◆ **Problem to work on**: For each line below that includes the word "with", make a copy.

◆ **Given records**:
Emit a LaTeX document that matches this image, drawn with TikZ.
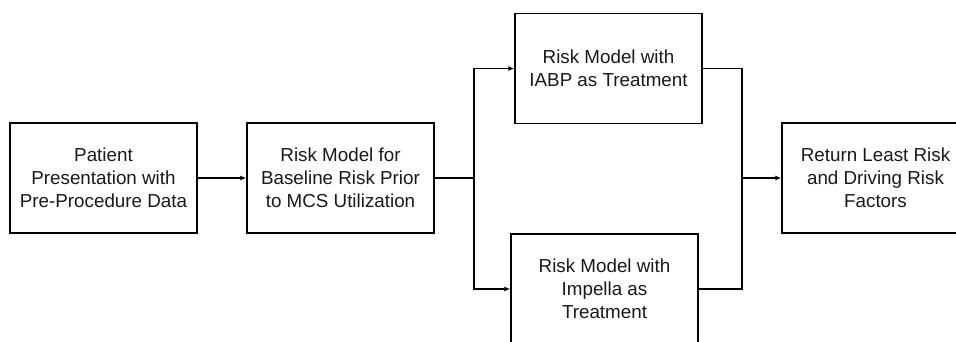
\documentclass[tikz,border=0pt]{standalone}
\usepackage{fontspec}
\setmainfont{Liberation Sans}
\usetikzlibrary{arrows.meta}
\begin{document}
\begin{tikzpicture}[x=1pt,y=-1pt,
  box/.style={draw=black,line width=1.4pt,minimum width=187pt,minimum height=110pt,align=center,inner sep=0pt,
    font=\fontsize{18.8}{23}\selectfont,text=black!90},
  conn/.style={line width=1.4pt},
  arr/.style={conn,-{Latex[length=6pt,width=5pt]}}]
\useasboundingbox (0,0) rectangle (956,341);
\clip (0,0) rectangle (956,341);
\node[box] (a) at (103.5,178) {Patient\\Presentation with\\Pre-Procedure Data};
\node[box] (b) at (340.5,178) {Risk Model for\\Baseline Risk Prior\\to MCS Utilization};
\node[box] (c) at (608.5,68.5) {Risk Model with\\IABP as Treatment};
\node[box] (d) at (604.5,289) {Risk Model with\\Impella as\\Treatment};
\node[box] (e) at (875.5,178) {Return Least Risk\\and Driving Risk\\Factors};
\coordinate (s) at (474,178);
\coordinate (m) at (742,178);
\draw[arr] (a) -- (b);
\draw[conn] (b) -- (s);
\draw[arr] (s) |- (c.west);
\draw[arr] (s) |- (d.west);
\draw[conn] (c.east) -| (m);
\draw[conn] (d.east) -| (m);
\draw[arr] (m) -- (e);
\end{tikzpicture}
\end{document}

---

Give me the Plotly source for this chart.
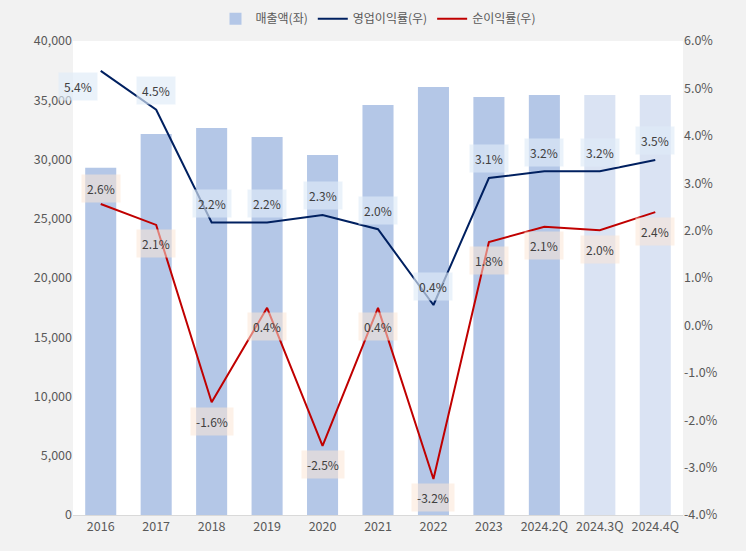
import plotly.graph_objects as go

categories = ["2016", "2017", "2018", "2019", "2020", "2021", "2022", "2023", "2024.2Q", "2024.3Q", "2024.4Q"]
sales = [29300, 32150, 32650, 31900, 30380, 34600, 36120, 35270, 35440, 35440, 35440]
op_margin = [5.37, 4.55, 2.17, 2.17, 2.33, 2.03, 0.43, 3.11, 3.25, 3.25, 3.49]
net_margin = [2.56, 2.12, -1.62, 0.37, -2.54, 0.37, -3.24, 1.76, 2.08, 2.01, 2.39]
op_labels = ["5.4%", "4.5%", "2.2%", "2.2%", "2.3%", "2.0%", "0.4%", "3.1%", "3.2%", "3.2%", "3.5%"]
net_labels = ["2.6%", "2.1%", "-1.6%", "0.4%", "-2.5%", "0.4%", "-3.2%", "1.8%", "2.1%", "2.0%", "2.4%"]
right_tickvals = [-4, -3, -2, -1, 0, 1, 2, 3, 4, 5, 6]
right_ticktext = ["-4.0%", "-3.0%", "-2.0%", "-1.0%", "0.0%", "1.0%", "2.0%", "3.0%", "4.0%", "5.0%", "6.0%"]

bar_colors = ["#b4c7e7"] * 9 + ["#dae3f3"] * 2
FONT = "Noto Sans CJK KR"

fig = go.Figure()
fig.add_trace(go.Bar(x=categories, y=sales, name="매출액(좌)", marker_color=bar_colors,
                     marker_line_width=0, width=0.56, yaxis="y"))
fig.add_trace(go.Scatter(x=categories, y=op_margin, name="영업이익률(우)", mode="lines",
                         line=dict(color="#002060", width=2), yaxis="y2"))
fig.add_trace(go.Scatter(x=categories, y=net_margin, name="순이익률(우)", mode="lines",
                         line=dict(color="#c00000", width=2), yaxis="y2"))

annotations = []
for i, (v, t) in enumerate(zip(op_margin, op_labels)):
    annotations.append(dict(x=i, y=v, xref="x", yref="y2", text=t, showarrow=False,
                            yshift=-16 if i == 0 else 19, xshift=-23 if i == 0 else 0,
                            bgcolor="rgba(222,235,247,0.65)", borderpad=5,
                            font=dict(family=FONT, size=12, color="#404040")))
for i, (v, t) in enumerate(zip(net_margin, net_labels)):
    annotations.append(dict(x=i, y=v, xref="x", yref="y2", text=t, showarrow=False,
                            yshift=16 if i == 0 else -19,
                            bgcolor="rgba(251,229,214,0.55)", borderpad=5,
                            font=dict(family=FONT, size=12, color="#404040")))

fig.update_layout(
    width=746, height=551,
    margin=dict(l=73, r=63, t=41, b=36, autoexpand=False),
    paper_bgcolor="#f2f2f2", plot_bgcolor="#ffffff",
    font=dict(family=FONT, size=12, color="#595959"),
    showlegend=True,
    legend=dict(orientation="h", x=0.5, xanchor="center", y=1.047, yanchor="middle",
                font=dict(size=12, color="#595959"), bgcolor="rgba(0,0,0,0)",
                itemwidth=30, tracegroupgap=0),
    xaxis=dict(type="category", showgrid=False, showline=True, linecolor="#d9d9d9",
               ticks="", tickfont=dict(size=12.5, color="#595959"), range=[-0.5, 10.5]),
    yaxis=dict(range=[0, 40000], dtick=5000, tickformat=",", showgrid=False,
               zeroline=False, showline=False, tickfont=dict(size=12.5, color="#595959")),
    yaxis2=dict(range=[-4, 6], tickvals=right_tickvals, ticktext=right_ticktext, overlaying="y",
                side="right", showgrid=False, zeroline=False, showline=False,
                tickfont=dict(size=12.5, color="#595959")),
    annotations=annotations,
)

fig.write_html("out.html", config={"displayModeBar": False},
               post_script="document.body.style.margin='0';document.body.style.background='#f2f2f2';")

◆ **Complete output**:
Emit a LaTeX document that matches this image, drawn with TikZ.
\node[box] (a) at (103.5,178) {Patient\\Presentation with\\Pre-Procedure Data};
\node[box] (c) at (608.5,68.5) {Risk Model with\\IABP as Treatment};
\node[box] (d) at (604.5,289) {Risk Model with\\Impella as\\Treatment};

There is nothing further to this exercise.